Hendricks County Group Encourages Open Conversations at Events

Writer  /  Melissa Gibson


In 2002, Sam Carman and other members of the Danville Unitarian Universalist Church recognized the increasing diversity in and around Hendricks County.

“We felt it was a very good thing, but could see that not everyone agreed,” Carman says. “We started looking for ways to prepare and smooth the way for growing diversity.”

After holding a public meeting, Carman says the group could see the effort wouldn’t be a church initiative but rather, a community initiative as people from all walks of life attended, showing support.

The Alliance for Diversity was formed and as a trained diversity facilitator, Carman and the original group began by holding a celebration event on Martin Luther King Jr. Day — still one of their main events today.

Natalie Brake joined the Alliance a little over three years ago as a representative of the Avon YMCA but as her employment changed, she stayed with the group and became one of the co-chairs.

“I thought it sounded like fun,” Brake says. “At my first meeting, I was so inspired and even though I left the Y, what they were doing really meant a lot to me.”

The Alliance meets every other month in the cafeteria at IU Health West and members take turns presenting issues they feel are interesting and pertinent to current diversity issues in the county.

“I think the Alliance is a good balance between opportunity and celebration and in a very respectful way,” Brake says. “That can be difficult to do when you have so many different viewpoints and experiences.”

Perhaps their most popular event, the MLK dinner, includes approximately 300 guests and a unique experience for all.

“We used to have a keynote speaker, songs and some cookies and punch,” Carman says. “One year, we had trouble pinning down a speaker and a member suggested a pitch-in dinner.”

The event today is phenomenal, according to Carman. Guests bring a dish, common in their culture and likewise, can try dishes they may never have encountered otherwise. 

The Alliance provides several ice breaker games to get the ball rolling. Each guest is handed a multi-cultural bingo card, prompting discussion to find someone who knows a same-sex couple, someone not born in the U.S., someone multi-lingual and so on.

Various maps are posted of the county, state, country and world, prompting people to pin their origin and creating a colorful visual example of how diverse we really are.

In 2017, there were 21 different counties, 21 states and 15 countries, all pinned during that single event.

“It’s a good way to circulate and get to know people, and last year, we left business cards at each table so you could exchange information if you wanted to continue your discussion,” Carman says.

The 2018 plan is to scale down the food portion to multi-cultural desserts only and reintroduce a guest speaker and other ways to educate. The education needed as Carman puts it, is “more than just food.”

“The cultures of a lot of people living here are not represented well,” Carman says. “But the people are here, their children are in the schools and they are living in the community. I think the events we have raise awareness on some level and start a conversation.”

That conversation, Brake feels, is the important avenue to relieving cultural bias and fear.
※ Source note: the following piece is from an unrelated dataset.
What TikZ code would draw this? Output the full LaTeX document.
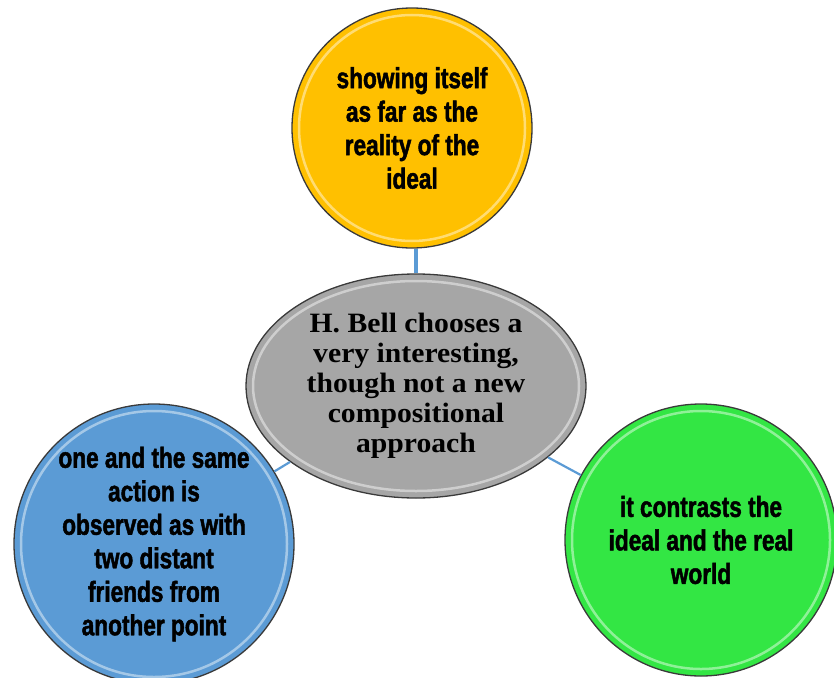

Regarding children and teaching them differently than perhaps many older generations were taught, Brake says too many parents tend to shy away from the discussion.

She says parents tend to be embarrassed when kids ask questions about skin color, attire or religion, and, therefore, they learn it’s something we don’t talk about.

“It’s okay to talk,” Brake says. “Keep it age appropriate of course, but this is your opportunity to be very honest in a respectful way.”

The Alliance for Diversity is ready to get those tough conversations going. “We encourage people just to talk,” Brake says. “We don’t all have to be the same to be Hendricks County. We don’t all have to agree, we just want each voice to be heard.”

Upcoming events include a meeting on Oct. 17 in the IU Health West cafeteria. The MLK event will be held on Jan. 15, 2018.